## WHAT THIS TASK INVOLVES
Count the lines below that contain the word "source". Give only the number.

## EXERCISE DATA

****************************************

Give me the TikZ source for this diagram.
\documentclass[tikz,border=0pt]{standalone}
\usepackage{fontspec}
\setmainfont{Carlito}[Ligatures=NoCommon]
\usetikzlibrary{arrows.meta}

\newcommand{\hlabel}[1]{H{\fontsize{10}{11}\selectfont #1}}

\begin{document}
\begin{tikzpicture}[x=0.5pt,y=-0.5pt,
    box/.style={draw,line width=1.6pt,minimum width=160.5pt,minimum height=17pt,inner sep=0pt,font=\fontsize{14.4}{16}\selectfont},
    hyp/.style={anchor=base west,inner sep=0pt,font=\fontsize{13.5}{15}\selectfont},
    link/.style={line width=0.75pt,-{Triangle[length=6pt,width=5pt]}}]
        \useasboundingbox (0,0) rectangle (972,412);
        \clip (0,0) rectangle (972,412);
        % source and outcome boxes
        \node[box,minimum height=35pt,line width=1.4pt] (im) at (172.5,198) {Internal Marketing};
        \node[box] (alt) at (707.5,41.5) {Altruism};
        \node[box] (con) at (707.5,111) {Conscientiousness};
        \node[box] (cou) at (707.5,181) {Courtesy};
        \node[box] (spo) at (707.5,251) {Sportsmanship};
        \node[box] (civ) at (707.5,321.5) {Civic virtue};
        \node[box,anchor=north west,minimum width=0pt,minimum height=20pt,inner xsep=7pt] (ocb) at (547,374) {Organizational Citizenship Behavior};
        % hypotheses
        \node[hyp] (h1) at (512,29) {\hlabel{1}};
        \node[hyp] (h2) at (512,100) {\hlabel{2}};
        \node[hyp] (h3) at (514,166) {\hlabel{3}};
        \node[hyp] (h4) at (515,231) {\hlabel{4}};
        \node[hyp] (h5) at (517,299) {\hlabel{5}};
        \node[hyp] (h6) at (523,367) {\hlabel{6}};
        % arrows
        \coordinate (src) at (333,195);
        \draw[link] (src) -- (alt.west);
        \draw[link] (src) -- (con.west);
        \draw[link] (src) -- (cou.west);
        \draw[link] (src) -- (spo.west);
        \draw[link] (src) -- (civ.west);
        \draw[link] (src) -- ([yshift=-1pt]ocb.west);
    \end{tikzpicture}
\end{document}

****************************************

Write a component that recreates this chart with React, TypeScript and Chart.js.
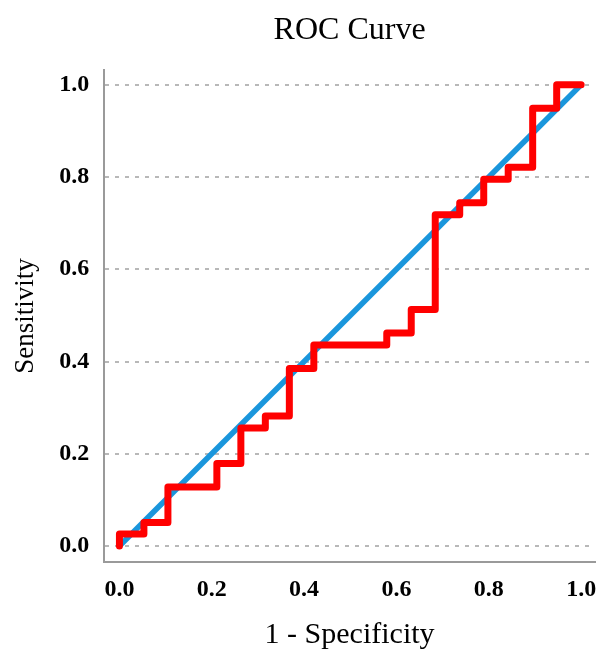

****************************************

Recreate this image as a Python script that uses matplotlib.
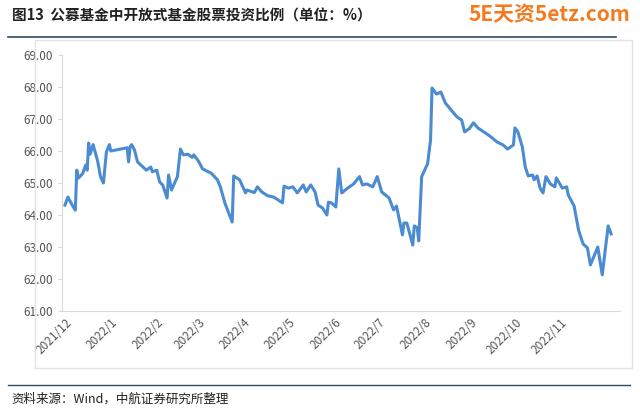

****************************************

## RESULT OF THE TASK
2